Prestes a se formar, Sarah fazia uma pesquisa de campo na Ilha das Flores, na última terça-feira (23), quando foi atingida por tiros disparados por dois homens que passaram em uma moto pelo local. O ataque ocorreu por volta das 19h30min, quando ela estava em frente a um mercadinho na Rua do Pescador.
Conforme a Polícia Civil, Sarah não tinha qualquer ligação com o mundo do crime. O alvo da ação que a vitimou seria o dono do estabelecimento, Valdir dos Santos Pereira, 53 anos, segundo a polícia. Ele também foi baleado e não resistiu. A polícia apura a motivação e os responsáveis pela ação.
A despedida da jovem, no auditório do prédio da Faculdade de Arquitetura da UFRGS, reuniu centenas de amigos e colegas. Entre eles, o professor José Carlos Freitas Lemos, 60 anos, que falou sobre a atuação da jovem dentro do curso.
— Era uma referência para colegas e para nós professores também, porque ela fazia um papel de interlocução com alunos. Era uma liderança, nos ajudou demais nos últimos anos. Participava de todas as atividades políticas imagináveis. E tornou a linha de arquitetura social seu foco de desempenho acadêmico — relata Lemos.
Em seu TCC, a jovem pretendia apontar soluções para problemas que o Estado enfrenta atualmente, relacionados aos danos e perdas causados por fortes chuvas. No estudo, ela indicaria o que se pode fazer para ajudar populações que vivem em condição de vulnerabilidade na região do Arquipélago, na Capital.
Conforme o professor, o tema da arquitetura social vem ganhando força entre estudantes nos últimos anos, e Sarah era uma das maiores entusiastas dentro da faculdade.
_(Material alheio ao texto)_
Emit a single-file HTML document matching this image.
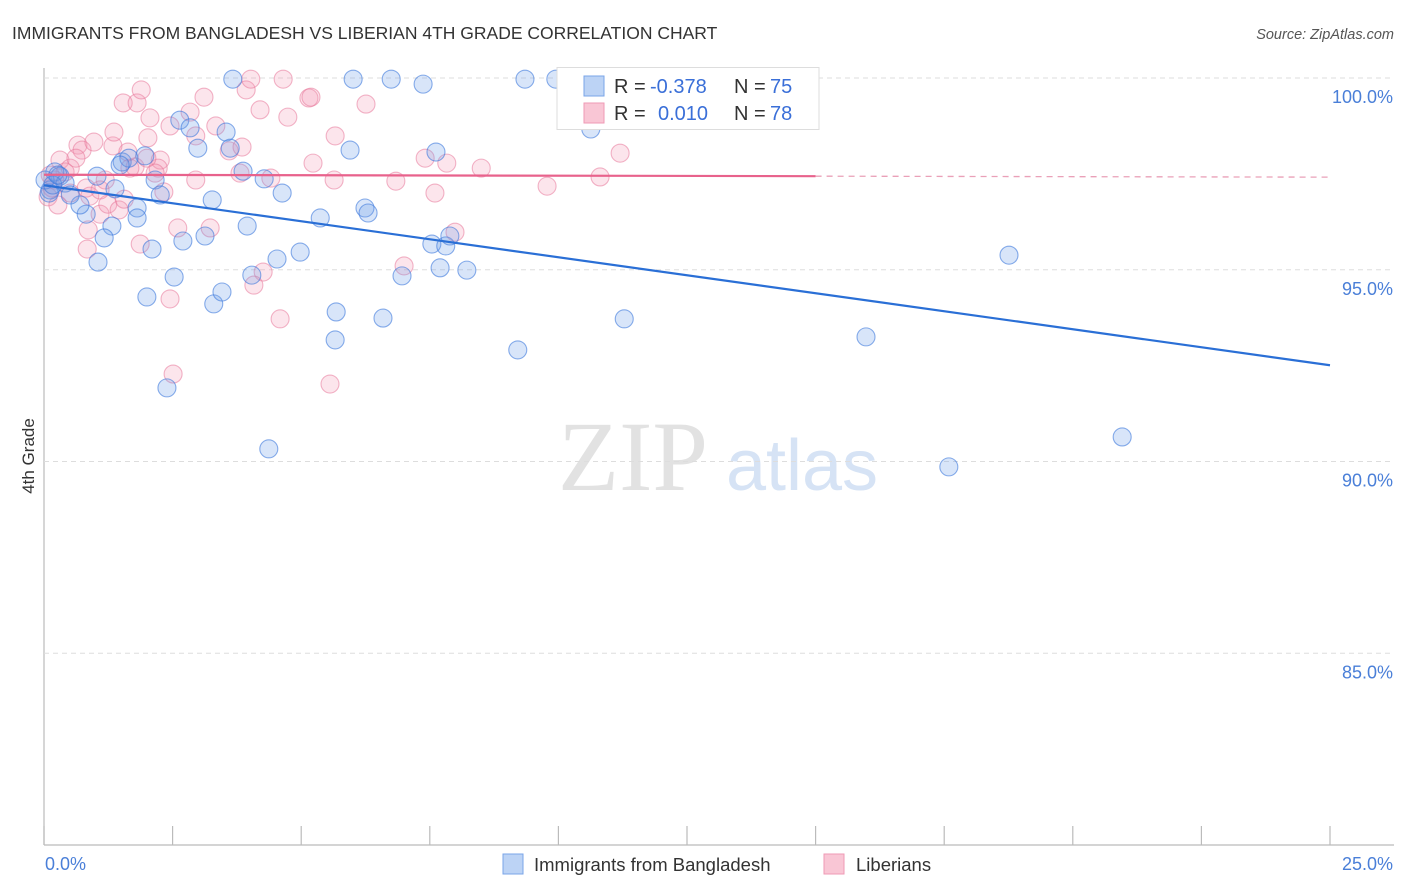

— A arquitetura é uma área ainda muito elitizada, poucas pessoas podem pagar por esse serviço. Quando a gente pensa essa profissão de forma social, se busca olhar para o coletivo, para pessoas menos desfavorecidas, vulneráveis socialmente. Há ainda uma dificuldade muito grande, até um menosprezo a essa linha. Era a isso que Sarah se dedicava.
Jovem convenceu amigo a entrar na faculdade
Bastante emocionado durante o velório da amiga, Nicolas Torres, 21 anos, conta que foi Sarah que o influenciou a entrar na faculdade. Ela era insistente e puxava esse assunto quase diariamente, lembra Torres.
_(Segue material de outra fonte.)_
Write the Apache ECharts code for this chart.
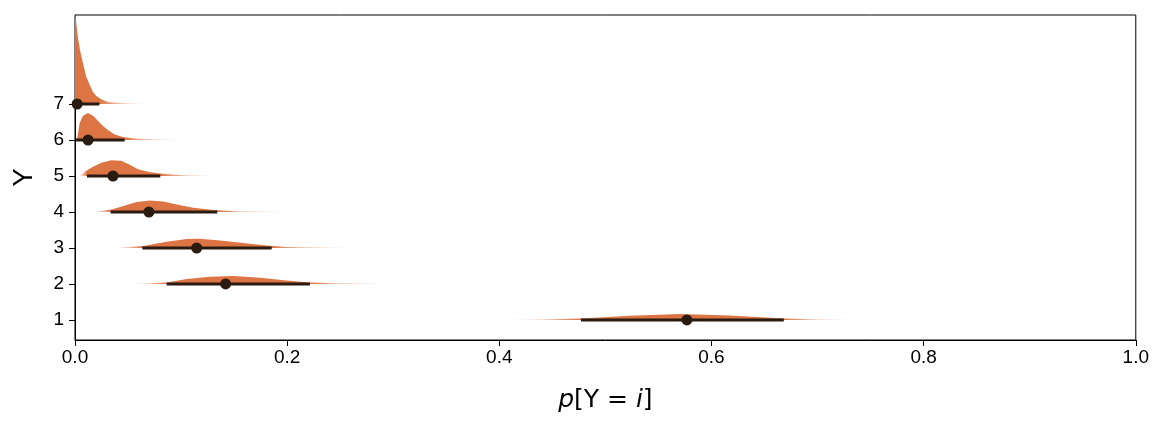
<!DOCTYPE html>
<html>
<head>
<meta charset="utf-8">
<script src="https://cdn.jsdelivr.net/npm/echarts@6/dist/echarts.min.js"></script>
<style>html,body{margin:0;padding:0;background:#fff;}#chart{width:1152px;height:432px;}</style>
</head>
<body>
<div id="chart"></div>
<script>
// ---- data ----
const rows = [1, 2, 3, 4, 5, 6, 7];
const xTicks = [0, 0.2, 0.4, 0.6, 0.8, 1.0];
const medians = [0.5768, 0.142, 0.1147, 0.0697, 0.0358, 0.0123, 0.002];
const intervalLo = [0.4769, 0.0864, 0.0635, 0.0336, 0.0113, 0.001, 0.0];
const intervalHi = [0.6682, 0.2215, 0.1854, 0.1341, 0.0804, 0.0468, 0.023];
// density samples: [x, height in row units]
const densityRow1 = [[0.4006,0],[0.4383,0.011],[0.4769,0.042],[0.5231,0.12],[0.5702,0.167],[0.6173,0.128],[0.6682,0.042],[0.7021,0.011],[0.7399,0]];
const densityRow2 = [[0.0518,0],[0.0864,0.044],[0.1053,0.139],[0.1272,0.203],[0.1492,0.222],[0.1744,0.175],[0.1995,0.1],[0.2215,0.044],[0.2467,0.019],[0.3035,0]];
const densityRow3 = [[0.0361,0],[0.0644,0.056],[0.0864,0.175],[0.1053,0.25],[0.1178,0.26],[0.1367,0.21],[0.1586,0.14],[0.1807,0.072],[0.1995,0.028],[0.2686,0]];
const densityRow4 = [[0.0157,0],[0.0346,0.07],[0.0455,0.167],[0.0582,0.278],[0.0707,0.32],[0.0832,0.29],[0.0959,0.21],[0.1115,0.117],[0.1303,0.056],[0.1524,0.022],[0.2055,0]];
const densityRow5 = [[0.0038,0],[0.0091,0.12],[0.017,0.26],[0.0248,0.37],[0.0342,0.44],[0.0436,0.42],[0.0516,0.31],[0.0594,0.19],[0.0688,0.12],[0.0782,0.075],[0.0877,0.047],[0.1034,0.019],[0.1379,0]];
const densityRow6 = [[0.0005,0],[0.0022,0.06],[0.0044,0.47],[0.0075,0.67],[0.0123,0.75],[0.017,0.67],[0.0217,0.53],[0.0264,0.39],[0.0311,0.28],[0.0374,0.15],[0.0452,0.083],[0.0563,0.042],[0.0716,0.022],[0.1034,0]];
const densityRow7 = [[0.0,2.7],[0.0009,2.33],[0.0028,1.83],[0.0047,1.5],[0.0075,1.14],[0.0107,0.75],[0.0139,0.53],[0.017,0.33],[0.0201,0.22],[0.0248,0.13],[0.0311,0.056],[0.0434,0.028],[0.0688,0]];
const densities = [densityRow1, densityRow2, densityRow3, densityRow4, densityRow5, densityRow6, densityRow7];

const ORANGE = [221, 116, 68];
const DARK = '#2a1b10';
const FONT = 'Liberation Sans, Arial, sans-serif';

const chart = echarts.init(document.getElementById('chart'), null, {renderer: 'canvas'});

const slabData = rows.map((r, i) => ({ value: [r, i] }));

function rgba(a) { return 'rgba(' + ORANGE.join(',') + ',' + a + ')'; }

function renderSlab(params, api) {
  const idx = api.value(1);
  const row = api.value(0);
  const d = densities[idx];
  const pts = [];
  pts.push(api.coord([d[0][0], row]));
  for (const p of d) pts.push(api.coord([p[0], row + p[1]]));
  pts.push(api.coord([d[d.length - 1][0], row]));
  const x0 = api.coord([d[0][0], row])[0];
  const x1 = api.coord([d[d.length - 1][0], row])[0];
  const lo = api.coord([intervalLo[idx], row])[0];
  const hi = api.coord([intervalHi[idx], row])[0];
  const w = Math.max(1, x1 - x0);
  const oLo = Math.min(1, Math.max(0, (lo - x0) / w));
  const oHi = Math.min(1, Math.max(oLo, (hi - x0) / w));
  const stops = [];
  if (oLo > 0) {
    stops.push({offset: 0, color: rgba(0)});
    stops.push({offset: oLo * 0.5, color: rgba(0.4)});
  }
  stops.push({offset: oLo, color: rgba(1)});
  stops.push({offset: oHi, color: rgba(1)});
  stops.push({offset: oHi + (1 - oHi) * 0.35, color: rgba(0.5)});
  stops.push({offset: 1, color: rgba(0)});
  return {
    type: 'polygon',
    shape: { points: pts },
    style: {
      fill: new echarts.graphic.LinearGradient(x0, 0, x1, 0, stops, true),
      stroke: null
    }
  };
}

function renderInterval(params, api) {
  const idx = api.value(1);
  const row = api.value(0);
  const a = api.coord([intervalLo[idx], row]);
  const b = api.coord([intervalHi[idx], row]);
  return {
    type: 'line',
    shape: { x1: a[0], y1: a[1], x2: b[0], y2: b[1] },
    style: { stroke: DARK, lineWidth: 3 }
  };
}

const option = {
  animation: false,
  backgroundColor: '#fff',
  grid: {
    left: 75, right: 16, top: 15, bottom: 92,
    show: true, borderColor: '#000', borderWidth: 1, backgroundColor: 'transparent'
  },
  xAxis: {
    type: 'value',
    min: 0, max: 1, interval: 0.2,
    axisLine: { show: true, lineStyle: { color: '#000', width: 1 } },
    axisTick: { show: true, inside: false, length: 6, lineStyle: { color: '#000' } },
    splitLine: { show: false },
    axisLabel: {
      color: '#000', fontSize: 19, fontFamily: FONT, margin: 8,
      formatter: v => v.toFixed(1)
    },
    name: '{i|p}[Y = {i|i}]',
    nameLocation: 'middle',
    nameGap: 48,
    nameTextStyle: {
      color: '#000', fontSize: 25, fontFamily: 'DejaVu Sans, sans-serif',
      rich: { i: { fontStyle: 'italic', fontSize: 25, fontFamily: 'DejaVu Sans, sans-serif', color: '#000' } }
    }
  },
  yAxis: {
    type: 'value',
    min: 0.444, max: 9.472,
    axisLine: { show: true, lineStyle: { color: '#000', width: 1 } },
    axisTick: { show: true, length: 6, customValues: rows, lineStyle: { color: '#000' } },
    axisLabel: { color: '#000', fontSize: 19, fontFamily: FONT, margin: 11, customValues: rows },
    splitLine: { show: false },
    name: 'Y',
    nameLocation: 'middle',
    nameGap: 37,
    nameTextStyle: { color: '#000', fontSize: 27, fontFamily: FONT }
  },
  series: [
    {
      type: 'custom',
      clip: true,
      renderItem: renderSlab,
      data: slabData,
      encode: { x: -1, y: 0 },
      z: 1
    },
    {
      type: 'custom',
      clip: true,
      renderItem: renderInterval,
      data: slabData,
      encode: { x: -1, y: 0 },
      z: 2
    },
    {
      type: 'scatter',
      data: rows.map((r, i) => [medians[i], r]),
      symbol: 'circle',
      symbolSize: 11,
      itemStyle: { color: DARK, opacity: 1 },
      clip: false,
      z: 3
    }
  ]
};
chart.setOption(option);
</script>
</body>
</html>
O jovem se preparava para contar à amiga que havia conseguido uma vaga no curso de Saúde Coletiva da UFRGS, quando soube da morte. Torres começará os estudos neste ano.
— Eu vi a lista do Sisu na madrugada de terça para quarta. Como já estava tarde, deixei para falar com ela na quarta de manhã, aí veio a notícia (do assassinato). Sinto que é uma responsabilidade que ela me deixa, de continuar transformando a universidade em um lugar que é de todos.
Os dois se conheceram há alguns anos, em uma palestra que Torres foi assistir na UFRGS, evento que Sarah estava organizando na faculdade de Arquitetura. Desde então, passaram a conversar sobre uma possível retomada de estudos e a vida acadêmica.
— Ela me ajudou na vaquinha para pagar a taxa de inscrição do vestibular, me apoiou muito. Ficava todo dia me "beliscando", falando para eu entrar logo na universidade. Me guiou muito nesse caminho, sempre deu o empurrão. Ela falava muito sobre o acesso à universidade, de ser um espaço para todos. Era cotista, entendia muito o valor dessas lutas — conta.
De família humilde, Sarah nasceu em Cotia, na região metropolitana de São Paulo. Se mudou para Porto Alegre em 2015, após passar no vestibular. Na Capital, morou na casa do estudante e passou a se destacar em movimentos estudantis e de lutas por direitos.
Após o velório na UFRGS, o corpo da jovem seria transladado para a cidade natal em São Paulo, onde ela será sepultada. A mãe e a irmã vieram ao RS na terça para acompanhar os trâmites e o velório na Capital. Ela deixa também dois irmãos (um deles gêmeo) e uma irmã, além do namorado, amigos e colegas.